**INFORMATION SUPPLIED**
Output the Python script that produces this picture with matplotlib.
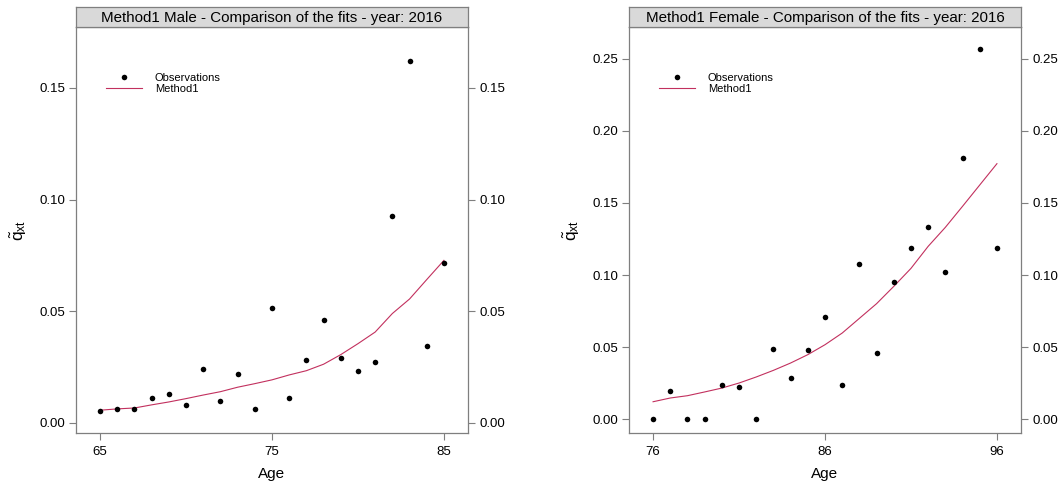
import matplotlib
matplotlib.use("Agg")
import matplotlib.pyplot as plt
from matplotlib.lines import Line2D

plt.rcParams['font.family'] = ['Liberation Sans', 'DejaVu Sans']
plt.rcParams['mathtext.fontset'] = 'custom'
plt.rcParams['mathtext.rm'] = 'Liberation Sans'
plt.rcParams['mathtext.it'] = 'Liberation Sans:italic'

# Male fit, ages 65-85
male_ages = list(range(65, 86))
male_obs = [0.0052, 0.0063, 0.0061, 0.0110, 0.0128, 0.0081, 0.0242, 0.0100, 0.0218, 0.0063,
            0.0513, 0.0110, 0.0281, 0.0461, 0.0291, 0.0231, 0.0272, 0.0928, 0.1621, 0.0345, 0.0716]
male_fit = [0.0057, 0.0063, 0.0067, 0.0081, 0.0094, 0.0109, 0.0125, 0.0140, 0.0160, 0.0176,
            0.0193, 0.0215, 0.0234, 0.0263, 0.0306, 0.0355, 0.0407, 0.0490, 0.0555, 0.0642, 0.0728]
male_xticks = [65, 75, 85]
male_yticks = [0.00, 0.05, 0.10, 0.15]

# Female fit, ages 76-96
female_ages = list(range(76, 97))
female_obs = [0.0, 0.0197, 0.0, 0.0, 0.0234, 0.0225, 0.0, 0.0488, 0.0285, 0.0479,
              0.0706, 0.0238, 0.1079, 0.0458, 0.0954, 0.1188, 0.1331, 0.1019, 0.1813, 0.2569, 0.1190]
female_fit = [0.0120, 0.0146, 0.0162, 0.0188, 0.0215, 0.0250, 0.0292, 0.0338, 0.0389, 0.0447,
              0.0516, 0.0597, 0.0699, 0.0801, 0.0921, 0.1046, 0.1199, 0.1331, 0.1477, 0.1625, 0.1773]
female_xticks = [76, 86, 96]
female_yticks = [0.00, 0.05, 0.10, 0.15, 0.20, 0.25]

FRAME = '#7f7f7f'
LINE_COL = '#c2305e'
W, H = 1063, 490


def px_axes(fig, x0, x1, y0, y1):
    # axes from pixel box (top-left origin)
    return fig.add_axes([x0 / W, 1 - y1 / H, (x1 - x0) / W, (y1 - y0) / H])


def panel(fig, x0, x1, title, ages, obs, fit, xticks, yticks, xlim, ylim):
    ax = px_axes(fig, x0, x1, 27, 433)
    ax.plot(ages, fit, color=LINE_COL, lw=0.8)
    ax.plot(ages, obs, 'o', color='black', ms=4, mec='none')
    ax.set_xlim(*xlim)
    ax.set_ylim(*ylim)
    ax.set_xticks(xticks)
    ax.set_yticks(yticks)
    ax.set_yticklabels([f"{v:.2f}" for v in yticks])
    ax.tick_params(axis='y', left=True, right=True, labelleft=True, labelright=True,
                   direction='out', length=5, width=0.8, color=FRAME, labelsize=9.5, pad=3)
    ax.tick_params(axis='x', bottom=True, top=False, direction='out', length=5,
                   width=0.8, color=FRAME, labelsize=9.5, pad=4)
    for s in ax.spines.values():
        s.set_color(FRAME)
        s.set_linewidth(0.9)
    ax.set_xlabel('Age', fontsize=11, labelpad=7)
    ax.set_ylabel(r'$\tilde{\mathrm{q}}_{\mathrm{xt}}$', fontsize=12.5, labelpad=7)

    handles = [Line2D([], [], ls='none', marker='o', color='black', ms=4, mec='none'),
               Line2D([], [], color=LINE_COL, lw=0.8)]
    ax.legend(handles, ['Observations', 'Method1'], loc='upper left',
              bbox_to_anchor=(30 / (x1 - x0), 1 - 46 / 406), frameon=False, fontsize=8,
              handlelength=3.2, handletextpad=1.2, labelspacing=0.1, borderpad=0,
              borderaxespad=0, numpoints=1)

    # title strip
    sx = px_axes(fig, x0, x1, 7, 27)
    sx.set_facecolor('#d9d9d9')
    sx.set_xticks([])
    sx.set_yticks([])
    for s in sx.spines.values():
        s.set_color(FRAME)
        s.set_linewidth(0.9)
    sx.text(0.5, 0.45, title, ha='center', va='center', fontsize=10.9, transform=sx.transAxes)
    return ax


fig = plt.figure(figsize=(W / 100, H / 100), dpi=100)

panel(fig, 76, 468, 'Method1 Male - Comparison of the fits - year: 2016',
      male_ages, male_obs, male_fit, male_xticks, male_yticks,
      (63.6, 86.4), (-0.0045, 0.1773))
panel(fig, 629, 1021, 'Method1 Female - Comparison of the fits - year: 2016',
      female_ages, female_obs, female_fit, female_xticks, female_yticks,
      (74.6, 97.4), (-0.0097, 0.2722))

fig.savefig('out.png', dpi=100)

**WHAT IS EXPECTED**
Reproduce the material above in full and without alteration, but skip all pictures.

**RESULT OF THIS EXERCISE**
Output the Python script that produces this picture with matplotlib.
import matplotlib
matplotlib.use("Agg")
import matplotlib.pyplot as plt
from matplotlib.lines import Line2D

plt.rcParams['font.family'] = ['Liberation Sans', 'DejaVu Sans']
plt.rcParams['mathtext.fontset'] = 'custom'
plt.rcParams['mathtext.rm'] = 'Liberation Sans'
plt.rcParams['mathtext.it'] = 'Liberation Sans:italic'

# Male fit, ages 65-85
male_ages = list(range(65, 86))
male_obs = [0.0052, 0.0063, 0.0061, 0.0110, 0.0128, 0.0081, 0.0242, 0.0100, 0.0218, 0.0063,
            0.0513, 0.0110, 0.0281, 0.0461, 0.0291, 0.0231, 0.0272, 0.0928, 0.1621, 0.0345, 0.0716]
male_fit = [0.0057, 0.0063, 0.0067, 0.0081, 0.0094, 0.0109, 0.0125, 0.0140, 0.0160, 0.0176,
            0.0193, 0.0215, 0.0234, 0.0263, 0.0306, 0.0355, 0.0407, 0.0490, 0.0555, 0.0642, 0.0728]
male_xticks = [65, 75, 85]
male_yticks = [0.00, 0.05, 0.10, 0.15]

# Female fit, ages 76-96
female_ages = list(range(76, 97))
female_obs = [0.0, 0.0197, 0.0, 0.0, 0.0234, 0.0225, 0.0, 0.0488, 0.0285, 0.0479,
              0.0706, 0.0238, 0.1079, 0.0458, 0.0954, 0.1188, 0.1331, 0.1019, 0.1813, 0.2569, 0.1190]
female_fit = [0.0120, 0.0146, 0.0162, 0.0188, 0.0215, 0.0250, 0.0292, 0.0338, 0.0389, 0.0447,
              0.0516, 0.0597, 0.0699, 0.0801, 0.0921, 0.1046, 0.1199, 0.1331, 0.1477, 0.1625, 0.1773]
female_xticks = [76, 86, 96]
female_yticks = [0.00, 0.05, 0.10, 0.15, 0.20, 0.25]

FRAME = '#7f7f7f'
LINE_COL = '#c2305e'
W, H = 1063, 490


def px_axes(fig, x0, x1, y0, y1):
    # axes from pixel box (top-left origin)
    return fig.add_axes([x0 / W, 1 - y1 / H, (x1 - x0) / W, (y1 - y0) / H])


def panel(fig, x0, x1, title, ages, obs, fit, xticks, yticks, xlim, ylim):
    ax = px_axes(fig, x0, x1, 27, 433)
    ax.plot(ages, fit, color=LINE_COL, lw=0.8)
    ax.plot(ages, obs, 'o', color='black', ms=4, mec='none')
    ax.set_xlim(*xlim)
    ax.set_ylim(*ylim)
    ax.set_xticks(xticks)
    ax.set_yticks(yticks)
    ax.set_yticklabels([f"{v:.2f}" for v in yticks])
    ax.tick_params(axis='y', left=True, right=True, labelleft=True, labelright=True,
                   direction='out', length=5, width=0.8, color=FRAME, labelsize=9.5, pad=3)
    ax.tick_params(axis='x', bottom=True, top=False, direction='out', length=5,
                   width=0.8, color=FRAME, labelsize=9.5, pad=4)
    for s in ax.spines.values():
        s.set_color(FRAME)
        s.set_linewidth(0.9)
    ax.set_xlabel('Age', fontsize=11, labelpad=7)
    ax.set_ylabel(r'$\tilde{\mathrm{q}}_{\mathrm{xt}}$', fontsize=12.5, labelpad=7)

    handles = [Line2D([], [], ls='none', marker='o', color='black', ms=4, mec='none'),
               Line2D([], [], color=LINE_COL, lw=0.8)]
    ax.legend(handles, ['Observations', 'Method1'], loc='upper left',
              bbox_to_anchor=(30 / (x1 - x0), 1 - 46 / 406), frameon=False, fontsize=8,
              handlelength=3.2, handletextpad=1.2, labelspacing=0.1, borderpad=0,
              borderaxespad=0, numpoints=1)

    # title strip
    sx = px_axes(fig, x0, x1, 7, 27)
    sx.set_facecolor('#d9d9d9')
    sx.set_xticks([])
    sx.set_yticks([])
    for s in sx.spines.values():
        s.set_color(FRAME)
        s.set_linewidth(0.9)
    sx.text(0.5, 0.45, title, ha='center', va='center', fontsize=10.9, transform=sx.transAxes)
    return ax


fig = plt.figure(figsize=(W / 100, H / 100), dpi=100)

panel(fig, 76, 468, 'Method1 Male - Comparison of the fits - year: 2016',
      male_ages, male_obs, male_fit, male_xticks, male_yticks,
      (63.6, 86.4), (-0.0045, 0.1773))
panel(fig, 629, 1021, 'Method1 Female - Comparison of the fits - year: 2016',
      female_ages, female_obs, female_fit, female_xticks, female_yticks,
      (74.6, 97.4), (-0.0097, 0.2722))

fig.savefig('out.png', dpi=100)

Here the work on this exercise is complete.